A festival favorite, Bebe Miller Company returns with Necessary Beauty, a mysterious and visionary tale. One of the foremost creative forces in contemporary dance, Miller's vision of dance resides in her faith in the moving body as a record of thought, experience and sheer beauty. Necessary Beauty, composed of intimate, multimedia segments for five extraordinary dancers, investigates the convergence of dance, theater, music and digital technology through the rhythm of action and memory. (Family friendly, appropriate for all ages.)
![]() |
| Bebe Miller Company - photo by Julieta Cervantes |
Please join us for a post-performance discussion with the artists immediately following the concert.
Inside Dance: Understanding Contemporary Performance
A pre-performance talk on Bebe Miller Company work with dance writer, Debra Cash.
Saturday, August 1, Schaeffer Theatre, 7:15 p.m.
April 2009
What was the inspiration for Necessary Beauty? What was the process?
I was looking for the form of the work before I landed, retrospectively, on the inspiration. I was curious about finding a way of working that fit our 'virtual company' mode: we gather for intensive residencies several times a year, work all day for 2-3 weeks, then move on. So rather than spend a lot of time remembering "steps" what else surfaces? What can we hold on to that fits the moments we want to recall? That led to my memory of a particular drive on a rainy day in Ohio after an unsatisfying rehearsal, when an 'artful' moment occurred: a flock of birds took off in time with the music on the radio, I seemed to solve the rehearsal dilemma, the world seemed right. It was a beautiful moment that I happened upon, and it seemed like the kind of necessary beautiful moments that we live for. It also suggested a way of working that we've incorporated, putting improvisation in the forefront of the work as a defining tone, not as a fallback method. We are rigorous with our scoring to keep the nature of the work specific and of the moment at the same time.
What was the process for creating the work?
We worked for over two years, meeting several times a year. The greatest challenge was scheduling, really. Even though two years seems like a long time it often didn't give enough lead-time to gather all eleven collaborators at once. And because we work inter-disciplinarily with media (video, animation, as well as text, music, lights) - which takes a lot longer to fix than a studio phrase we don't like - it was stressful meeting a range of process timelines.
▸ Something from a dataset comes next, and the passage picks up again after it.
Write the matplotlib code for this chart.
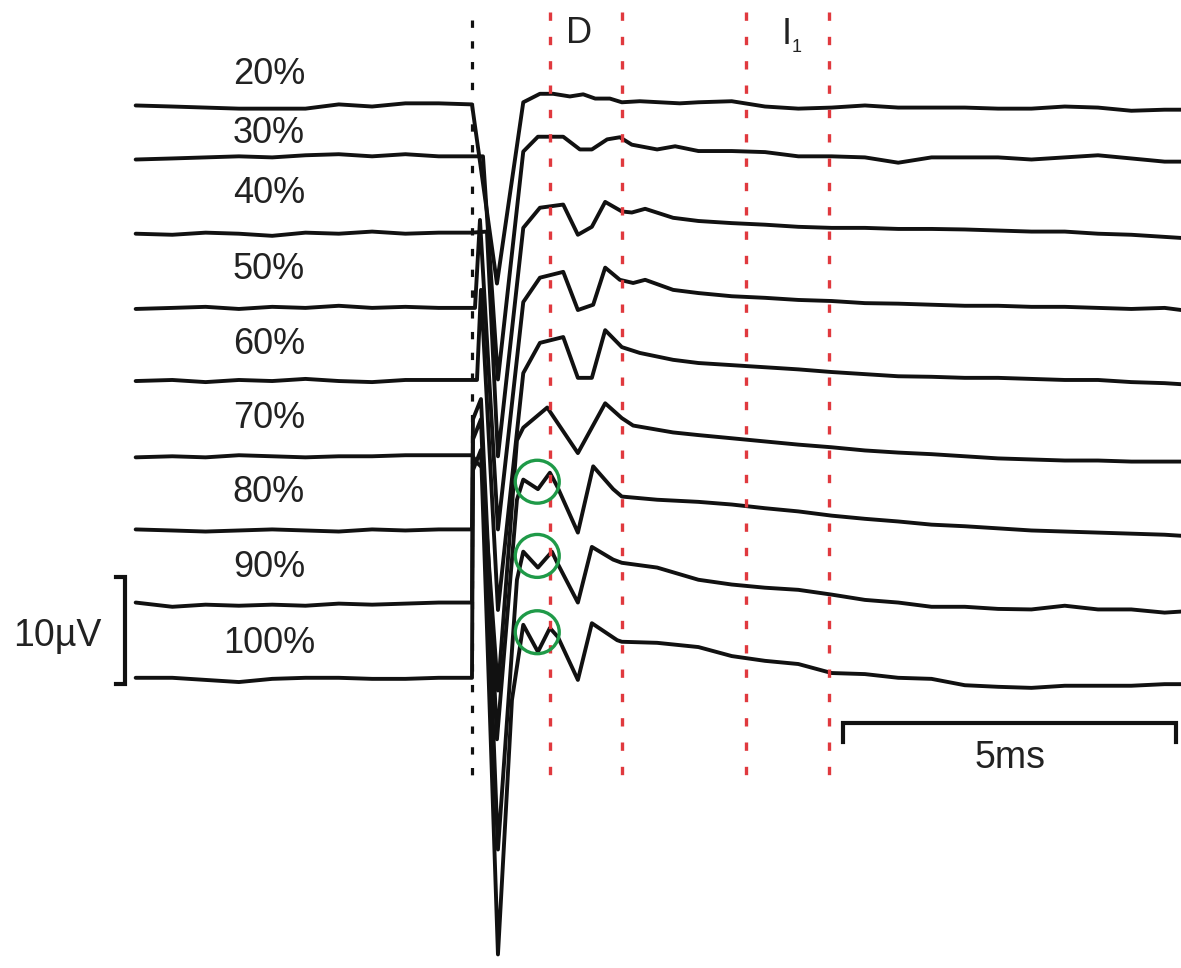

One of the big learning lessons about collaboration is sharing each other's tedium, figuring out who needs to repeat what, who needs to move forward, who needs to come in late in the process.
What was the greatest challenge you faced in making this work?
The work has assembled a fabulous group of dancers with an age span of 30 years, some of who are new to the company and some who've been involved over time (Angie Hauser, Kathleen Hermesdorf, Kristina Isabelle, Cynthia Oliver, Yen-Fang Yu and me). The visual design team (Vita Berezina-Blackburn,
Maya Ciarrocchi and Michael Mazzola) has continued from Landing/Place which we performed at Bates as a work in progress in 2005; Ain Gordon, who I worked with over twenty years ago, collaborated with the dancers on the text. I give a lot of credit to our dramaturg, Talvin Wilks (we've worked together for over ten years) who provides a framework of approach for our process, and helps us track between dance and theater. And of course to Albert Mathias, who again has created a score that's closely knit into what we do.
Is there anything else you want to say about the work or its presentation at Bates?
The Bates performance will be a great opportunity to highlight so many of the community that we've known previously, as teachers, dancers, musicians, etc. It's always a pleasure to perform for people who may know some of our individual and collective histories, and to see us all in a new way.